Remembering Sheikh Abdulhaq Al-Hashmi

A Shariah scholar from India who taught at the Grand Mosque in Makkah


Saudi Gazette report

OVER the centuries, many great scholars came to Makkah from different parts of the world and stayed in the holy city, making huge contributions to Islamic learning.

Sheikh Abdulhaq Abdulwahid Al-Hashmi (1302-1392 AH), who played a major role in spreading the message of monotheism on the Indian Subcontinent, was one of such scholars.

Born in 1884 into a family of religious scholars in Bhagalpur, India, Abdulhaq was raised by his parents. He had his early education under his father, who himself was a great scholar.

His father had always encouraged him to seek knowledge and was the one who helped the young Abdulhaq memorize the Holy Qur’an. He also taught him Persian as well as the Arabic syntax and morphology. Al-Hashmi attended sessions of great Indian scholars and learned from them Arabic rhetoric and poetry, principles of Islamic jurisprudence, interpretation of the Holy Qur’an and other Shariah disciplines, Al-Riyadh daily reports.

He dedicated his entire life to teaching Shariah and religion in his native India and later in the holy city Makkah.

He was appointed a Shariah judge and imam of the famous Al-Abbassi Mosque in Baghalpur where he had taught thousands of students who flocked to attend his classes from all over India.

Known for his extraordinary stamina, Al-Hashmi would teach 14 hours a day and this continued for nearly 25 years. When not teaching, he found great pleasure in camel grazing and would often take his students with him when he took his camels out to graze. He mastered his native language and was an eloquent speaker who delivered sermons and public speeches that had great influence on his listeners.

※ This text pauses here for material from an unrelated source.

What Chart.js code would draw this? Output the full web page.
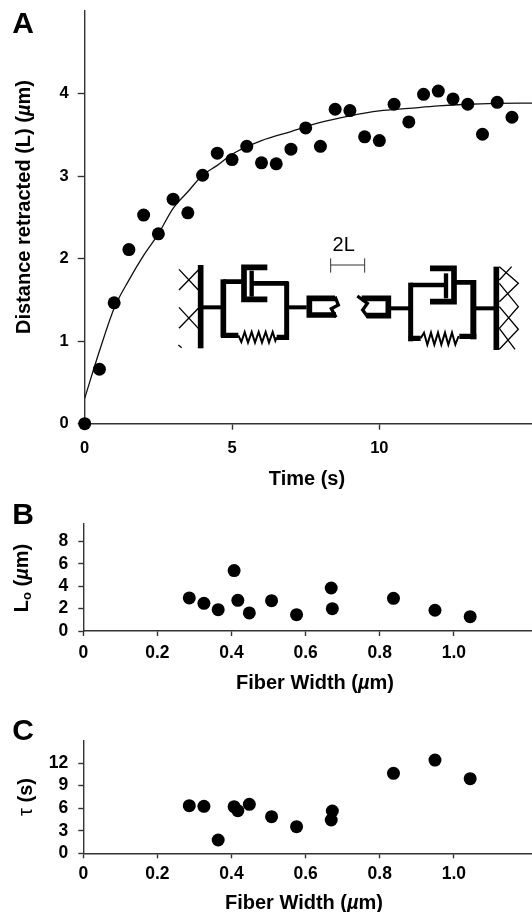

Al-Hashmi traced his lineage to Omar Bin Al-Khattab, the second of the four Rashidoon caliphs and a companion of the Prophet Muhammad (peace be upon him).

Al-Hashmi wrote in his biography that Omar (may Allah be pleased with him) was his 42nd great grandfather. He said his family had migrated to India during the time of Imad Al-Din Muhammad Bin Qassim Al-Thaqafi, the Umayyad general who conquered Sindh and Multan in what is now Pakistan in 712 AD.

Journey to Makkah

In 1948, he traveled to Makkah to perform Haj where he was warmly welcomed by scholars of the holy city who had heard about his extensive knowledge of the Shariah. He discussed different Shariah issues with them and impressed them with his in-depth knowledge of Islamic sciences.

The scholars even entreated King Abdul Aziz, the founder of modern Saudi Arabia, to issue a royal order allowing Al-Hashmi to stay in Makkah and teach at the Grand Mosque. The King obliged. Following the royal order, Al-Hashmi asked his son in India to ship all the books in his library to Makkah.

Al-Hashmi taught great scholars including Muhammad Ibrahim Al-Asheikh, Abdullah Muhammad Hameed and Abdulaziz Abdullah Bin Baz.

In 1951, Al-Hashmi joined Al-Hadeeth Makkiya School, which was founded in 1931 and supervised by the Islamic University of Madinah, and taught several Shariah subjects.

He penned more than 80 books covering different disciplines like interpretation of the Holy Qur’an, Hadith (Prophet’s sayings) and the Arabic language.

Al-Hashmi passed away in 1972 while he was still a teacher at Al-Hadeeth Makkiya School. He was a great scholar and was mourned by the majority of Muslim scholars because he spent his entire life serving the religion. He was survived by his wife and two sons, one of them Abu Turab Al-Dhahri who grew up to be a respected scholar and a great master of the Arabic language.